● Task description
Write out the listing below in full and exactly, leaving out every picture.

● Material provided
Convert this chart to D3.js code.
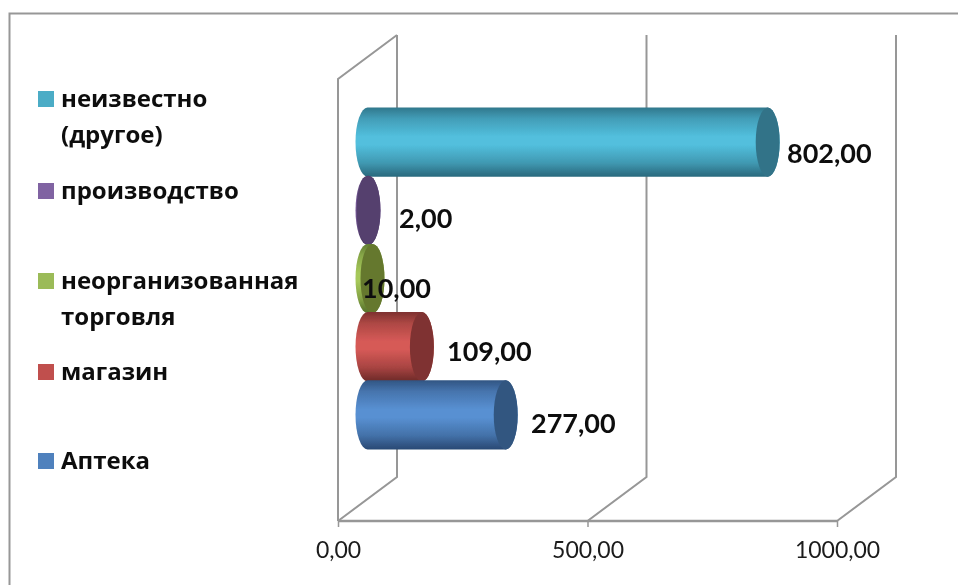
<!DOCTYPE html>
<html><head><meta charset="utf-8">
<script src="https://cdn.jsdelivr.net/npm/d3@7"></script>
<style>html,body{margin:0;padding:0;background:#fff}svg{display:block}text{font-family:"Open Sans","Noto Sans",sans-serif}</style>
</head><body><svg id="c" width="958" height="585"></svg>
<script>
const categories=["неизвестно (другое)","производство","неорганизованная торговля","магазин","Аптека"];
const values=[802,2,10,109,277];
const legendLines=[["неизвестно","(другое)"],["производство"],["неорганизованная","торговля"],["магазин"],["Аптека"]];
const tickValues=[0,500,1000];
const mainColors=["#52bfdd","#7b5c9c","#a6c85a","#d65a57","#5890d2"];
const edgeColors=["#2a6a7e","#3f2d55","#55702a","#6f2a28","#2a4a75"];
const capColors=["#327388","#54406e","#65782f","#7f3330","#335780"];
const legendColors=["#4bacc6","#8064a2","#9bbb59","#c0504d","#4f81bd"];
const fmt=v=>d3.format(".2f")(v).replace(".",",");

const root=d3.select("#c");
const gray="#979797";
root.append("defs").append("filter").attr("id","soft")
  .attr("filterUnits","userSpaceOnUse").attr("x",0).attr("y",0).attr("width",958).attr("height",585)
  .append("feGaussianBlur").attr("stdDeviation",0.45);
const svg=root.append("g").attr("filter","url(#soft)");
const x=d3.scaleLinear().domain([0,1000]).range([338,837]);
const y=d3.scaleBand().domain(categories).range([108,449]).paddingInner(0).paddingOuter(0);
const depthX=59,depthY=-44,frontBottom=521,frontTop=79;
const barStart=29.5,capRx=12;

// frame
svg.append("path").attr("d",`M9.5,585V13.5H958`).attr("fill","none").attr("stroke",gray).attr("stroke-width",2);

const defs=root.select("defs");
categories.forEach((c,i)=>{
  const g=defs.append("linearGradient").attr("id","g"+i).attr("x1",0).attr("x2",0).attr("y1",0).attr("y2",1);
  const mix=t=>d3.interpolateRgb(edgeColors[i],mainColors[i])(t);
  [[0,mix(.15)],[.16,mix(.6)],[.42,mainColors[i]],[.54,mainColors[i]],[.8,mix(.55)],[.95,mix(.12)],[1,edgeColors[i]]]
   .forEach(s=>g.append("stop").attr("offset",s[0]).attr("stop-color",s[1]));
});

// walls and gridlines
const grid=svg.append("g").attr("fill","none").attr("stroke",gray).attr("stroke-width",2);
grid.selectAll("path.g").data(tickValues).join("path").attr("class","g")
  .attr("d",d=>`M${x(d)},${frontBottom}L${x(d)+depthX},${frontBottom+depthY}V${frontTop+depthY}`);
grid.append("path").attr("d",`M${x(0)},${frontBottom}V${frontTop}L${x(0)+depthX},${frontTop+depthY}`);

// value axis
const axis=svg.append("g").attr("transform",`translate(0,${frontBottom})`)
  .call(d3.axisBottom(x).tickValues(tickValues).tickFormat(fmt).tickSize(6).tickPadding(15));
axis.select(".domain").attr("stroke",gray).attr("stroke-width",2.5).attr("d",`M${x(0)},0H${x(1000)}`);
axis.selectAll(".tick line").attr("stroke",gray).attr("stroke-width",1.5);
axis.selectAll(".tick text").attr("fill","#1a1a1a").attr("font-size",23).style("font-family","Lato");

// bars
const bars=svg.append("g").selectAll("g").data(categories).join("g");
const x0=x(0)+barStart;
const len=v=>x(v)-x(0);
bars.append("path").attr("fill",(d,i)=>`url(#g${i})`)
  .attr("d",(d,i)=>{const t=y(d)-0.5,b=y(d)+y.bandwidth()+0.5,e=x0+len(values[i]),r=(b-t)/2;
    return `M${x0},${t}A${capRx},${r} 0 0 0 ${x0},${b}L${e},${b}A${capRx},${r} 0 0 0 ${e},${t}Z`;});
bars.append("ellipse").attr("fill",(d,i)=>capColors[i])
  .attr("cx",(d,i)=>x0+len(values[i])).attr("cy",d=>y(d)+y.bandwidth()/2)
  .attr("rx",capRx).attr("ry",d=>y.bandwidth()/2+0.5);

// data labels
const labelPos=[[787,163],[399,228],[362,298],[447,361],[531,433]];
svg.append("g").selectAll("text").data(values).join("text")
  .attr("x",(d,i)=>labelPos[i][0]).attr("y",(d,i)=>labelPos[i][1])
  .attr("font-size",27).attr("font-weight",700).attr("fill","#111").style("font-family","Lato").text(fmt);

// legend
const legendY=[99,191,281,372,461];
const leg=svg.append("g").selectAll("g").data(categories).join("g");
leg.append("rect").attr("x",38).attr("y",(d,i)=>legendY[i]-8).attr("width",16).attr("height",16).attr("fill",(d,i)=>legendColors[i]);
leg.selectAll("text").data((d,i)=>legendLines[i].map((t,j)=>({t,j,i}))).join("text")
  .attr("x",61).attr("y",d=>legendY[d.i]+8+d.j*36).attr("font-size",24).attr("font-weight",700).attr("fill","#111").text(d=>d.t);
</script></body></html>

● Response
Convert this chart to D3.js code.
<!DOCTYPE html>
<html><head><meta charset="utf-8">
<script src="https://cdn.jsdelivr.net/npm/d3@7"></script>
<style>html,body{margin:0;padding:0;background:#fff}svg{display:block}text{font-family:"Open Sans","Noto Sans",sans-serif}</style>
</head><body><svg id="c" width="958" height="585"></svg>
<script>
const categories=["неизвестно (другое)","производство","неорганизованная торговля","магазин","Аптека"];
const values=[802,2,10,109,277];
const legendLines=[["неизвестно","(другое)"],["производство"],["неорганизованная","торговля"],["магазин"],["Аптека"]];
const tickValues=[0,500,1000];
const mainColors=["#52bfdd","#7b5c9c","#a6c85a","#d65a57","#5890d2"];
const edgeColors=["#2a6a7e","#3f2d55","#55702a","#6f2a28","#2a4a75"];
const capColors=["#327388","#54406e","#65782f","#7f3330","#335780"];
const legendColors=["#4bacc6","#8064a2","#9bbb59","#c0504d","#4f81bd"];
const fmt=v=>d3.format(".2f")(v).replace(".",",");

const root=d3.select("#c");
const gray="#979797";
root.append("defs").append("filter").attr("id","soft")
  .attr("filterUnits","userSpaceOnUse").attr("x",0).attr("y",0).attr("width",958).attr("height",585)
  .append("feGaussianBlur").attr("stdDeviation",0.45);
const svg=root.append("g").attr("filter","url(#soft)");
const x=d3.scaleLinear().domain([0,1000]).range([338,837]);
const y=d3.scaleBand().domain(categories).range([108,449]).paddingInner(0).paddingOuter(0);
const depthX=59,depthY=-44,frontBottom=521,frontTop=79;
const barStart=29.5,capRx=12;

// frame
svg.append("path").attr("d",`M9.5,585V13.5H958`).attr("fill","none").attr("stroke",gray).attr("stroke-width",2);

const defs=root.select("defs");
categories.forEach((c,i)=>{
  const g=defs.append("linearGradient").attr("id","g"+i).attr("x1",0).attr("x2",0).attr("y1",0).attr("y2",1);
  const mix=t=>d3.interpolateRgb(edgeColors[i],mainColors[i])(t);
  [[0,mix(.15)],[.16,mix(.6)],[.42,mainColors[i]],[.54,mainColors[i]],[.8,mix(.55)],[.95,mix(.12)],[1,edgeColors[i]]]
   .forEach(s=>g.append("stop").attr("offset",s[0]).attr("stop-color",s[1]));
});

// walls and gridlines
const grid=svg.append("g").attr("fill","none").attr("stroke",gray).attr("stroke-width",2);
grid.selectAll("path.g").data(tickValues).join("path").attr("class","g")
  .attr("d",d=>`M${x(d)},${frontBottom}L${x(d)+depthX},${frontBottom+depthY}V${frontTop+depthY}`);
grid.append("path").attr("d",`M${x(0)},${frontBottom}V${frontTop}L${x(0)+depthX},${frontTop+depthY}`);

// value axis
const axis=svg.append("g").attr("transform",`translate(0,${frontBottom})`)
  .call(d3.axisBottom(x).tickValues(tickValues).tickFormat(fmt).tickSize(6).tickPadding(15));
axis.select(".domain").attr("stroke",gray).attr("stroke-width",2.5).attr("d",`M${x(0)},0H${x(1000)}`);
axis.selectAll(".tick line").attr("stroke",gray).attr("stroke-width",1.5);
axis.selectAll(".tick text").attr("fill","#1a1a1a").attr("font-size",23).style("font-family","Lato");

// bars
const bars=svg.append("g").selectAll("g").data(categories).join("g");
const x0=x(0)+barStart;
const len=v=>x(v)-x(0);
bars.append("path").attr("fill",(d,i)=>`url(#g${i})`)
  .attr("d",(d,i)=>{const t=y(d)-0.5,b=y(d)+y.bandwidth()+0.5,e=x0+len(values[i]),r=(b-t)/2;
    return `M${x0},${t}A${capRx},${r} 0 0 0 ${x0},${b}L${e},${b}A${capRx},${r} 0 0 0 ${e},${t}Z`;});
bars.append("ellipse").attr("fill",(d,i)=>capColors[i])
  .attr("cx",(d,i)=>x0+len(values[i])).attr("cy",d=>y(d)+y.bandwidth()/2)
  .attr("rx",capRx).attr("ry",d=>y.bandwidth()/2+0.5);

// data labels
const labelPos=[[787,163],[399,228],[362,298],[447,361],[531,433]];
svg.append("g").selectAll("text").data(values).join("text")
  .attr("x",(d,i)=>labelPos[i][0]).attr("y",(d,i)=>labelPos[i][1])
  .attr("font-size",27).attr("font-weight",700).attr("fill","#111").style("font-family","Lato").text(fmt);

// legend
const legendY=[99,191,281,372,461];
const leg=svg.append("g").selectAll("g").data(categories).join("g");
leg.append("rect").attr("x",38).attr("y",(d,i)=>legendY[i]-8).attr("width",16).attr("height",16).attr("fill",(d,i)=>legendColors[i]);
leg.selectAll("text").data((d,i)=>legendLines[i].map((t,j)=>({t,j,i}))).join("text")
  .attr("x",61).attr("y",d=>legendY[d.i]+8+d.j*36).attr("font-size",24).attr("font-weight",700).attr("fill","#111").text(d=>d.t);
</script></body></html>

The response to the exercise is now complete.